● Information shown:
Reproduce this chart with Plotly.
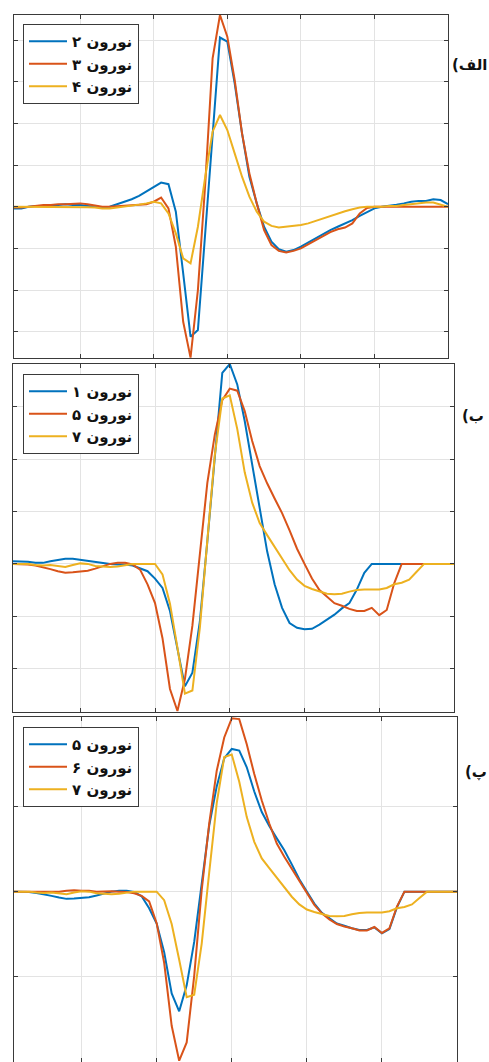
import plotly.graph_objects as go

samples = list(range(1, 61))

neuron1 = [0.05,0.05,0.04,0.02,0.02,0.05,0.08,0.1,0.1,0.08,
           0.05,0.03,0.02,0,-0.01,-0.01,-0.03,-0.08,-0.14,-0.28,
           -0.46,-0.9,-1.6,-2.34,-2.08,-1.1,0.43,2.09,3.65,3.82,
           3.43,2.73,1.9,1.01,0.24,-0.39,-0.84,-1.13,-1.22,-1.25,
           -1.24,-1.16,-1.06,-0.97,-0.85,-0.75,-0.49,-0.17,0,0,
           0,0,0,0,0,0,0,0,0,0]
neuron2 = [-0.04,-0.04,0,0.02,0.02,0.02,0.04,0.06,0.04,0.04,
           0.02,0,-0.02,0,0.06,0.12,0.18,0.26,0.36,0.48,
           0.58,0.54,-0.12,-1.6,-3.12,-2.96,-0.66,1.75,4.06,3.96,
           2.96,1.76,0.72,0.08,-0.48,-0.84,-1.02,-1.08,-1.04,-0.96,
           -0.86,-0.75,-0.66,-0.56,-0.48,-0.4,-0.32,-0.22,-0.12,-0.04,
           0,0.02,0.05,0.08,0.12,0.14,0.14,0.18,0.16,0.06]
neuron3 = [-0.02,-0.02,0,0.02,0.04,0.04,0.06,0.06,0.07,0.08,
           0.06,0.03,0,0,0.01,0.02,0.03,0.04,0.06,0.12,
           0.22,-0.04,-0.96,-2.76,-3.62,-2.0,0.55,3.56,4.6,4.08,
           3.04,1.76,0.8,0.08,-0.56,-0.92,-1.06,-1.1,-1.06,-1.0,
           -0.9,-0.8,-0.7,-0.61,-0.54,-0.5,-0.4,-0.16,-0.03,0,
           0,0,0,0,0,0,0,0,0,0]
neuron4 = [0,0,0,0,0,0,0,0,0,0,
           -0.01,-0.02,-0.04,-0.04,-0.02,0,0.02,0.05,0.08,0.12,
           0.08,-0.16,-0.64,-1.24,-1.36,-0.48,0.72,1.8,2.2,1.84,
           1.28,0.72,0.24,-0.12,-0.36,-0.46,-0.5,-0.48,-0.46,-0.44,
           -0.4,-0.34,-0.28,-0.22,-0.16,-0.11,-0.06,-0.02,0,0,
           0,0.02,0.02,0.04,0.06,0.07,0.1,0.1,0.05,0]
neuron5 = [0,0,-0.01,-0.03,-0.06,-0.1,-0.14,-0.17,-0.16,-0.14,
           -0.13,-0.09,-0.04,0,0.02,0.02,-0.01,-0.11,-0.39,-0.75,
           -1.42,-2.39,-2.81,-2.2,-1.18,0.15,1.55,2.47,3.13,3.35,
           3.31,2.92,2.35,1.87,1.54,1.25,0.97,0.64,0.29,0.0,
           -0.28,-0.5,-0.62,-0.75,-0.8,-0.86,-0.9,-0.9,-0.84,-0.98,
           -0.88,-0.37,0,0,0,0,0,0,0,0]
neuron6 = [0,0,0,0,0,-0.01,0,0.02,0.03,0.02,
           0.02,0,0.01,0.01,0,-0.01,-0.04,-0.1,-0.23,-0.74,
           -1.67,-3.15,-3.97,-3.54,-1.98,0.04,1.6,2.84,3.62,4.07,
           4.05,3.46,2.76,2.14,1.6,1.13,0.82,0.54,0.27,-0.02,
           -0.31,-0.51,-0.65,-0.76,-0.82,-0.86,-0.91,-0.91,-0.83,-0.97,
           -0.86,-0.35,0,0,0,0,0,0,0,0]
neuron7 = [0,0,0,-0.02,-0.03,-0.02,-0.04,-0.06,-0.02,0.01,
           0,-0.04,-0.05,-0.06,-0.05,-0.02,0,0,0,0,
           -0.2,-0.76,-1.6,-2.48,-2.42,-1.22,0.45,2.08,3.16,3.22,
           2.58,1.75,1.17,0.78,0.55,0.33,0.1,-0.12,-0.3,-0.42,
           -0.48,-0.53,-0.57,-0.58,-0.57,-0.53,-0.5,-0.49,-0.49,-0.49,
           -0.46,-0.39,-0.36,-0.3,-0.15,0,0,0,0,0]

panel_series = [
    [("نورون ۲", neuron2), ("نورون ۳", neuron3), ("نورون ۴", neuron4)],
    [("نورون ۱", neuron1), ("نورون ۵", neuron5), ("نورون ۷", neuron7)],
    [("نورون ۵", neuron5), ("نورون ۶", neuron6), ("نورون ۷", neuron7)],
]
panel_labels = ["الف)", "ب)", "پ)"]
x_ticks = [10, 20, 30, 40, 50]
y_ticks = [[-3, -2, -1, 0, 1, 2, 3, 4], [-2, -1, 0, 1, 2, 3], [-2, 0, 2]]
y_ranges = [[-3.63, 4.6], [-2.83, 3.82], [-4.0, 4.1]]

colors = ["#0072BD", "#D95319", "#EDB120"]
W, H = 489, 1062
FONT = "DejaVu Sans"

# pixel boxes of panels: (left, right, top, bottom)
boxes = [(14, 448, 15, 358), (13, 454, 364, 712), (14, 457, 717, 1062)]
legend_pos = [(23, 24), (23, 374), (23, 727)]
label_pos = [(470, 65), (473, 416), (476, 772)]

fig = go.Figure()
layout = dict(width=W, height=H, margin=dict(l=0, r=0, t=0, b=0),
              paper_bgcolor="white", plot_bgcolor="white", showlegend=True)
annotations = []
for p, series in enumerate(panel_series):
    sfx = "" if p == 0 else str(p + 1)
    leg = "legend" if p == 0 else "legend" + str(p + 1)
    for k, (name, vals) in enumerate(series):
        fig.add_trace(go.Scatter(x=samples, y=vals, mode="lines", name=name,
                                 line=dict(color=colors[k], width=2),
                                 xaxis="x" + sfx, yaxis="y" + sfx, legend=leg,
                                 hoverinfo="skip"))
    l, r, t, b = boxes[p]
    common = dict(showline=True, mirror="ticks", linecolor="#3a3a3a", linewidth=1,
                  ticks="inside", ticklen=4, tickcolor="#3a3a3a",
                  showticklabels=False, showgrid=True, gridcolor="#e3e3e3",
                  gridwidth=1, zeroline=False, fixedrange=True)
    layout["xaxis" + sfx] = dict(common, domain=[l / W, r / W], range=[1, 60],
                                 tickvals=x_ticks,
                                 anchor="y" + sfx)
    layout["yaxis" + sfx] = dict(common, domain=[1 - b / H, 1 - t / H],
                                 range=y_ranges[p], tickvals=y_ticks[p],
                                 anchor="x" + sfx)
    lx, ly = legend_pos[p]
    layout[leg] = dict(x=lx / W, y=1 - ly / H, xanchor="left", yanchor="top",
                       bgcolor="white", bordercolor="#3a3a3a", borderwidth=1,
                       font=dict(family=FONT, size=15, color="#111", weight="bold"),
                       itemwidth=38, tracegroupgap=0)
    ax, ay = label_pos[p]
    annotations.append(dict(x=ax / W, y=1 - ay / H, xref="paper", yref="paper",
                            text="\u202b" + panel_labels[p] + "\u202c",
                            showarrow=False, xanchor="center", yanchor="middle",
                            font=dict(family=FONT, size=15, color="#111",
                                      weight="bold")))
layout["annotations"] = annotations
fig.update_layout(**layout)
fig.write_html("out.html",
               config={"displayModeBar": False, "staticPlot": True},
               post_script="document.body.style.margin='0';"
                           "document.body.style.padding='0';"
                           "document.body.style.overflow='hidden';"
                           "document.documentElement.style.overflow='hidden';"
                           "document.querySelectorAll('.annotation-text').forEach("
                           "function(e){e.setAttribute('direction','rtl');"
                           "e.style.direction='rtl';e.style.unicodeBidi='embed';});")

● Given exercise: Skip the pictures, please, and transcribe only the lines from the beginning of the material through the one that contains "samples = list(range(1, 61))".

● Full solution:
Reproduce this chart with Plotly.
import plotly.graph_objects as go

samples = list(range(1, 61))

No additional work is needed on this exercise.